Lamentablemente, la respuesta no está únicamente en las instituciones creadas para la paz. Tenemos la Unidad de Víctimas, la Unidad de Restitución de Tierras, la Jurisdicción Especial para la Paz, la Comisión de la Verdad, la Unidad de Búsqueda de personas dadas por Desaparecidas, la Agencia de Renovación del Territorio, la Agencia Nacional de Tierras, la Agencia de Reincorporación y Normalización y un mar de desarrollos normativos para navegar la implementación de los acuerdos de paz. En esta jerigonza de siglas y declaraciones de principios democráticos que apelan a la centralidad de las víctimas y la construcción de paz todavía no hemos podido hallar el fin de la barbarie o el control ciudadano de la Fuerza Pública. En esas mismas instituciones creadas para la paz hay profesionales colombianos, servidores públicos que han crecido en la tradición burocrática de los valores de la guerra y en donde, no por trabajar en mecanismos de justicia transicional, encuentran mucha paz. La lealtad, el orgullo y la exclusión siguen siendo las maneras de relacionarse en esas y otras instituciones del Estado.

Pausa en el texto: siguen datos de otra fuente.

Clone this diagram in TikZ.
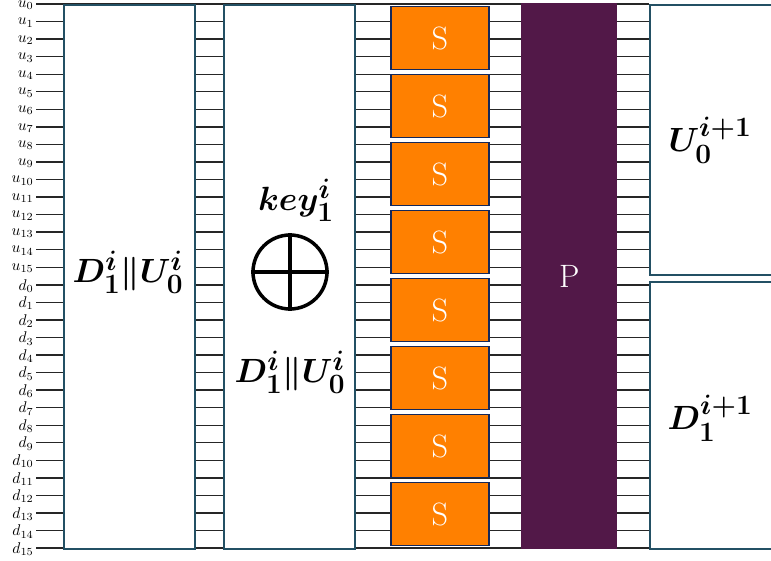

Parece entonces que la respuesta a la indignación generalizada en el país no va a venir de arriba hacia abajo, de las acciones que instituciones como la Policía y la Justicia Penal Militar les impongan a los ciudadanos. Quizá sea necesario ensayar una construcción de paz de abajo hacia arriba, donde, desde las calles, podamos reclamar un cambio en los valores. Ya no la rabia para la violencia. Incomodar, sí, pero para convocar valores que nos permitan hacer las paces: el reconocimiento del otro, la escucha, el respeto por la diferencia, la celebración de la diversidad, el cuidado del otro y un tratamiento de los conflictos entendidos como oportunidades para revisar nuestro contrato social y no como espacios para eliminar a quien piensa diferente.
Ni Javier Ordoñez, ni Dilan Cruz, ni los más de 331 civiles heridos (75 por arma de fuego) y los 10 muertos durante las protestas, ni los nueve millones de víctimas del conflicto armado, ni las víctimas de las masacres y los asesinatos a líderes sociales hallarán justicia en un Estado ilegítimo y de instituciones creadas para la paz que continúan cercadas por los valores de la guerra. La corriente de la indignación que se aturdió a causa del encierro de la pandemia, inevitablemente vuelve enfurecida, como una tempestad que puede inundar nuestro maltrecho Estado de derecho. De la manera en que tramitemos esta rabia y dolor dependerá la siguiente década de frustraciones o esperanzas, de valores para la guerra o valores para la paz.